As Christians, our worth is found in Christ. To Him, we are priceless. What delight!

When I live for myself, for my wants, for my needs. When my life is focused on me, I will never find contentment. Forever, I will search for that next high, that next accolade, the fulfillment of that next desire, that next dream come true. My flesh will never ever be satisfied. What a glorious thing that I am not a slave to my flesh any more!

We have been freed from bondage to our flesh by the death of Christ. He gave us the opportunity to find our whole identity, He gave us an indentity... Himself. He has given us access to everything. I have unhindered access to the throne of the Creator of the Universe and He welcomes me to come to Him. He desires me to come to Him.

My life, in Him, has specific meaning and purpose. I was formed by Him, crafted by His hands with intent. My life is not worthless; but my worth is only found in Him. I will never be a supermodel. I have never won a beauty competition. Yet, I know that the Creator of the Universe thinks I am beautiful.

My failures have found their final resting place far beyond reach of memory or enemy. Buried beneath the cross, drowned in the blood of Christ. Gone, never to be brought to rememberance by my God. There is no condemnation.

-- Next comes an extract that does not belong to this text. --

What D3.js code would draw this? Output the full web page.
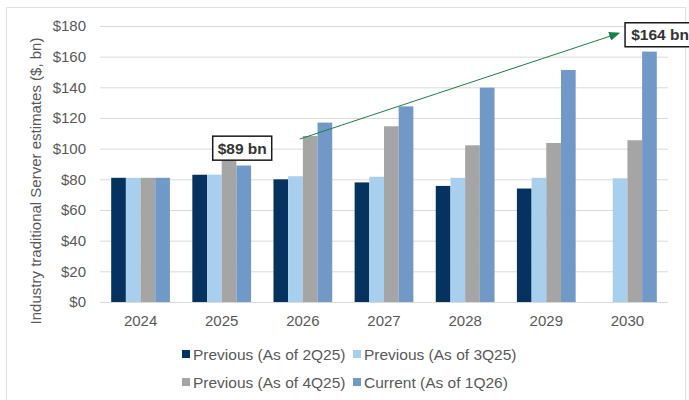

Greed vanishes when it is replaced by the joy of knowing Christ. I cannot desire anything more when I know I have Him. I already have more than I have ever deserved and more than I will ever need. He is sufficient. In that is joy. In joy is satisfaction. In satisfaction is contentment. I may not see all of my dreams ever come true, but His far exceed my own. I am pretty sure I can "settle" for that.